Justamente por isso, a integração do Escola da Família com as atividades dos dias de semana, através da ampla participação de diretores e professores aos sábados e domingos, é hoje um dos principais objetivos da Secretaria da Educação do estado de São Paulo. "O espaço do programa é um instrumento a ser utilizado pelo professor no seu projeto pedagógico", afirma Helena Sobreira, assessora jurídica do projeto.

Ainda há, no entanto, diversas escolas em que esse objetivo permanece distante, devido à falta de envolvimento com o programa entre os profissionais que atuam no cotidiano do estabelecimento. Isso se associa, em grande medida, a problemas estruturais do sistema público de ensino, como os baixos salários, que, não raro, obrigam os professores a ter jornada dupla ou tripla de trabalho. "No ano passado houve uma intensa participação de professores. A diretora e eu fizemos uma grande campanha para isso", afirma Osmar Gonçalves, vice-diretor da Escola Estadual Prudente de Morais, localizada na região central da cidade de São Paulo. "Mas, neste ano, não sei se vai funcionar. Disseram que quem participasse do Escola da Família receberia um bônus – que funciona como uma espécie de 14º salário para os professores da rede pública – maior. E o bônus de todo mundo veio lá embaixo."

"É mais fácil comprar arma do que pão"
Não é tarefa simples desvendar o que levou ao enorme crescimento da violência associada à juventude no Brasil. Para Julio Jacobo Waiselfisz, no entanto, há uma série de fatores que ajudam a compreender melhor esse fenômeno. "O desemprego e a cultura do consumismo são dois deles", afirma. "Há 20 ou 30 anos, o jovem tinha segurança de que conseguiria um trabalho ao terminar a escola. E hoje percebe que, se está difícil para quem tem alguma experiência, imagine para ele, que normalmente não tem nenhuma."

Estatísticas mostram bem essa realidade. Em 2004, segundo estudo do Departamento Intersindical de Estatística e Estudos Socioeconômicos (Dieese), os jovens correspondiam a quase metade dos desempregados (46,4%) nas principais regiões metropolitanas do país. Isso apesar de serem apenas um quarto (25,7%) dos trabalhadores.

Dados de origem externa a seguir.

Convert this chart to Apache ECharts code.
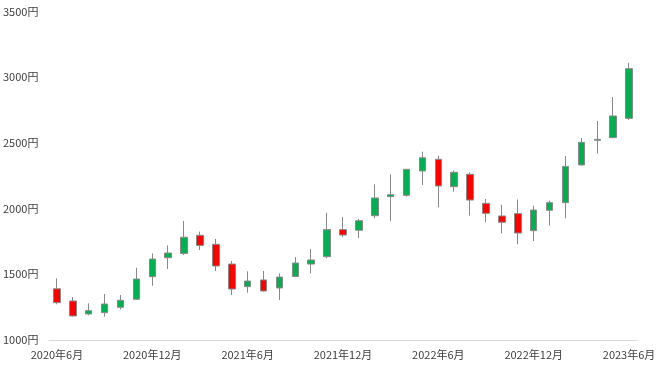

Jacobo destaca ainda que isso ocorre num momento em que é cada vez maior a importância dada ao êxito econômico na valorização social do indivíduo. Além disso, diz ele, há uma crise em instituições que, de certa forma, sempre sustentaram a juventude – como a escola, a Igreja, a família e a política. "Em Brasília, foi feita uma pesquisa em que se constatou uma nostalgia do jovem em relação à época de juventude de seus pais", conta Jacobo. "Dizem eles que, naquele período, havia pelo que lutar."

Para a socióloga Miriam Abramovay, há hoje uma grande frustração social no jovem brasileiro, em diferentes níveis. Ela lembra ainda que a essa realidade associa-se uma incrível facilidade em conseguir armamento. "Eles próprios dizem isso; afirmam que é mais fácil comprar uma arma do que pão." Em 2002, mais de 75% dos homicídios juvenis foram ocasionados por armas de fogo. Além disso, os homens representam a grande maioria dos jovens assassinados (93,8% em 2002).

"Vivemos numa cultura machista, em que a arma é sinal de poder. Muitos meninos dizem, inclusive, que as mulheres gostam daqueles que possuem uma", afirma a socióloga, que já realizou diversas pesquisas sobre violência nas escolas. "Numa situação de desentendimento, muitas vezes envolvendo o uso de bebidas ou drogas, o limite entre possuir uma arma como instrumento de poder e efetivamente usá-la torna-se muito tênue."